If I were Austin Collie — or Austin Collie’s father — I wouldn’t want the NFL dictating when he can play again. I would want the best neurologist I can find to tell me when it was likely safe for him to play, and I would want the league and his club to fully support that decision. As I understand it, that’s where the current policy now stands.

One good thing has come out of Collie’s third concussion. In years past, how many NFL players suffered multiple concussions and no one knew about them, not even the players themselves? If there is no clear answer about what to do about a third concussion, at least we are being forced to ask the question and ponder the potential consequences of the answers. Our best hope is for advances in the research on head trauma that will clarify football’s risks. But that will take time, and until then the league and its millions of fans must not stop grappling with the terrible uncertainties we now face.

Who’s responsible?

Austin Collie sustained his third concussion of the season Sunday against the Jacksonville Jaguars and will almost certainly be shut down for the year. The number of concussions having an impact on rosters this season has been staggering. The AP reports that 154 concussions were reported during the first eight weeks of the 2010 season. That is a 20 percent increase over 2009 numbers and a 30 percent increase over concussion reports from 2008. Have there really been that many more concussions this season?

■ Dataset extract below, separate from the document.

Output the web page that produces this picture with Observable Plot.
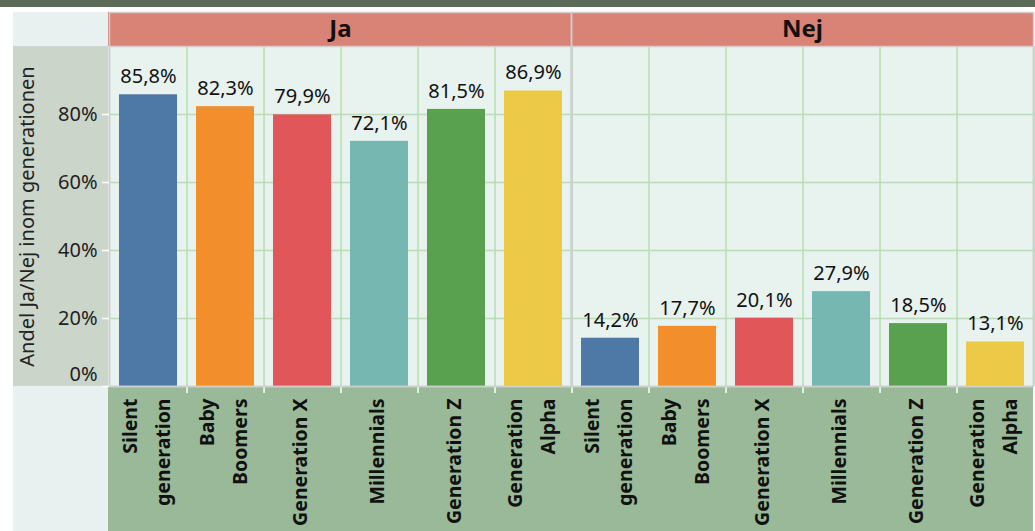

Concussion incidence has not skyrocketed that dramatically but rather the percentage of the injuries reported has increased due to heightened awareness. The league and the media have worked in concert to inform football players from the NFL to high school of the importance of reporting head injuries. The NFL accomplished this goal by placing multiple posters in every locker room around the league and by holding educational team meetings during training camp. Can more be done to protect players?

The product that is the NFL can only be tweaked so much before harm occurs. The fines levied this season for helmet-to-helmet hits have had the desired effect and reduced the number of these collisions. As NFL games are viewed this season many instances can be seen where defensive players either redirect blows or decelerate as they make contact in an effort to avoid penalties and fines. No further significant rules changes can be made without damaging the essence of the game. So if rules changes can’t protect players what about equipment improvements?

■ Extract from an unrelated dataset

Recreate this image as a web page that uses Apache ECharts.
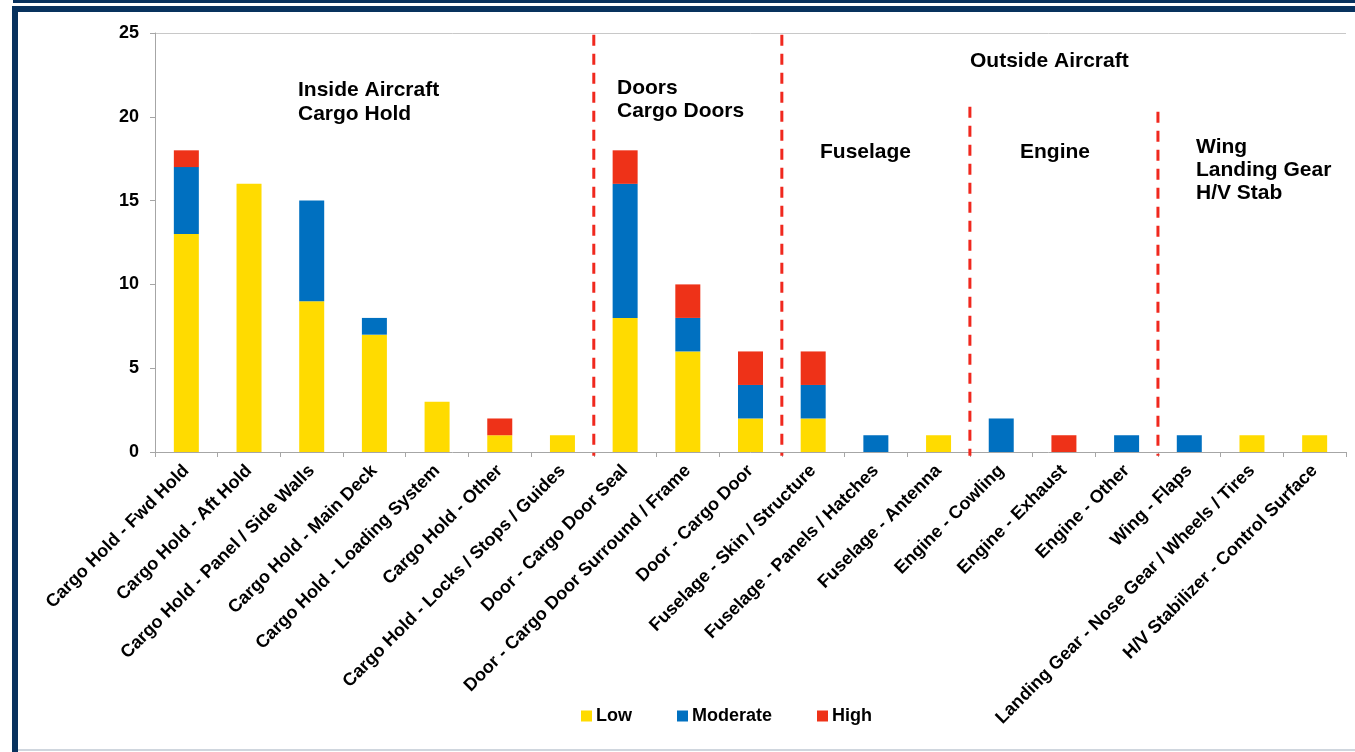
<!DOCTYPE html>
<html>
<head>
<meta charset="utf-8">
<script src="https://cdn.jsdelivr.net/npm/echarts@6/dist/echarts.min.js"></script>
<style>
  html, body { margin: 0; padding: 0; background: #fff; }
  #chart { width: 1355px; height: 752px; }
</style>
</head>
<body>
<div id="chart"></div>
<script>
// Event categories along the x axis
const categories = [
  'Cargo Hold - Fwd Hold',
  'Cargo Hold - Aft Hold',
  'Cargo Hold - Panel / Side Walls',
  'Cargo Hold - Main Deck',
  'Cargo Hold - Loading System',
  'Cargo Hold - Other',
  'Cargo Hold - Locks / Stops / Guides',
  'Door - Cargo Door Seal',
  'Door - Cargo Door Surround / Frame',
  'Door - Cargo Door',
  'Fuselage - Skin / Structure',
  'Fuselage - Panels / Hatches',
  'Fuselage - Antenna',
  'Engine - Cowling',
  'Engine - Exhaust',
  'Engine - Other',
  'Wing - Flaps',
  'Landing Gear - Nose Gear / Wheels / Tires',
  'H/V Stabilizer - Control Surface'
];

// Counts by severity
const lowValues      = [13, 16, 9, 7, 3, 1, 1, 8, 6, 2, 2, 0, 1, 0, 0, 0, 0, 1, 1];
const moderateValues = [ 4,  0, 6, 1, 0, 0, 0, 8, 2, 2, 2, 1, 0, 2, 0, 1, 1, 0, 0];
const highValues     = [ 1,  0, 0, 0, 0, 1, 0, 2, 2, 2, 2, 0, 0, 0, 1, 0, 0, 0, 0];

// Y axis ticks
const yTicks = [0, 5, 10, 15, 20, 25];

// Group separators: [index of first category in the group, top value]
const separators = [[7, 24.9], [10, 24.9], [13, 20.6], [16, 20.3]];
const separatorBottom = -0.22;

const chart = echarts.init(document.getElementById('chart'));

const fontFamily = 'Arial, "Liberation Sans", sans-serif';
const bold = { fontFamily: fontFamily, fontWeight: 'bold', color: '#000' };
const headingFont = 'bold 21px Arial, "Liberation Sans", sans-serif';

function heading(text, left, top, lineHeight) {
  return {
    type: 'text', left: left, top: top, z: 10,
    style: { text: text, font: headingFont, lineHeight: lineHeight || 24, fill: '#000' }
  };
}

// Dashed separator drawn on the left edge of a category band
function renderSeparator(params, api) {
  const idx = api.value(0);
  const top = api.coord([idx, api.value(1)]);
  const bottom = api.coord([idx, separatorBottom]);
  const band = api.size([1, 0])[0];
  const x = top[0] - band / 2;
  return {
    type: 'line',
    shape: { x1: x, y1: top[1], x2: x, y2: bottom[1] },
    style: { stroke: '#F0281E', lineWidth: 3, lineDash: [11, 8] },
    z2: 5
  };
}

const option = {
  animation: false,
  backgroundColor: '#fff',
  grid: { left: 155, right: 9, top: 33, bottom: 300, containLabel: false },
  legend: {
    top: 702,
    left: 576,
    itemWidth: 11,
    itemHeight: 11,
    itemGap: 45,
    icon: 'rect',
    textStyle: Object.assign({ fontSize: 18, padding: [0, 0, 0, -1] }, bold),
    data: ['Low', 'Moderate', 'High']
  },
  xAxis: {
    type: 'category',
    data: categories,
    axisLine: { lineStyle: { color: '#a6a6a6', width: 1 } },
    axisTick: { show: true, length: 5, lineStyle: { color: '#a6a6a6' } },
    axisLabel: Object.assign({ rotate: 45, interval: 0, fontSize: 18, margin: 16 }, bold),
    splitLine: { show: false }
  },
  yAxis: {
    type: 'value',
    min: yTicks[0],
    max: yTicks[yTicks.length - 1],
    interval: 5,
    axisLine: { show: true, lineStyle: { color: '#a6a6a6' } },
    axisTick: { show: true, length: 5, lineStyle: { color: '#a6a6a6' } },
    axisLabel: Object.assign({ fontSize: 18, margin: 16 }, bold),
    splitLine: {
      show: true,
      lineStyle: { color: ['none', 'none', 'none', 'none', 'none', '#c8c8c8'], width: 1 }
    }
  },
  series: [
    {
      name: 'Low', type: 'bar', stack: 'sev', data: lowValues, barWidth: 25,
      itemStyle: { color: '#FFDB00' }
    },
    {
      name: 'Moderate', type: 'bar', stack: 'sev', data: moderateValues, barWidth: 25,
      itemStyle: { color: '#0070C0' }
    },
    {
      name: 'High', type: 'bar', stack: 'sev', data: highValues, barWidth: 25,
      itemStyle: { color: '#EE3218' }
    },
    {
      type: 'custom',
      silent: true,
      clip: false,
      renderItem: renderSeparator,
      encode: { x: 0, y: 1 },
      data: separators,
      z: 5
    }
  ],
  graphic: [
    // frame
    { type: 'rect', shape: { x: 13, y: 0, width: 1342, height: 3 }, style: { fill: '#08325E' } },
    { type: 'rect', shape: { x: 12, y: 6, width: 1343, height: 6 }, style: { fill: '#08325E' } },
    { type: 'rect', shape: { x: 12, y: 6, width: 6, height: 746 }, style: { fill: '#08325E' } },
    { type: 'rect', shape: { x: 18, y: 749, width: 1337, height: 2 }, style: { fill: '#cfd6de' } },
    // group headings
    heading('Inside Aircraft\nCargo Hold', 298, 78, 24),
    heading('Doors\nCargo Doors', 617, 77, 23),
    heading('Outside Aircraft', 970, 49, 24),
    heading('Fuselage', 820, 140, 24),
    heading('Engine', 1020, 140, 24),
    heading('Wing\nLanding Gear\nH/V Stab', 1196, 136, 23)
  ]
};

chart.setOption(option);
</script>
</body>
</html>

The newer generation of football helmets are fabulous high-tech pieces of equipment. They do a wonderful job of protecting players but concussions occur as the brain accelerates and decelerates within the skull. No amount of technology is going to prevent the brain from contacting the skull when a big hit occurs between NFL caliber athletes. What about improvements in medical care?

The medical teams treating NFL players are a who’s who list in the sports medicine field. The treatment regimens and research in the field of concussions have led to better and more objective therapies. No longer are players allowed to return to play until fully recovered all but eliminating second impact syndrome. Further research will lead to a better understanding of the injury and its long term repercussions but care being taken this season will not be improved upon any time soon. So what can be done to protect players from traumatic brain injuries?

The culture in the NFL has to change when it comes to helmet-to-helmet hits. As I said in a piece earlier this year, there is a code among players in the NFL that any attempt to intentionally injure is simply not tolerated. To break this code makes a player a marked man invoking the wrath of everyone with whom he competes. Only when every player on the field realizes that concussions are injuries and plays the game that way will we finally see a reduction in these injuries. Hopefully the transformation will take place quickly enough to avoid rules changes that will ruin the game.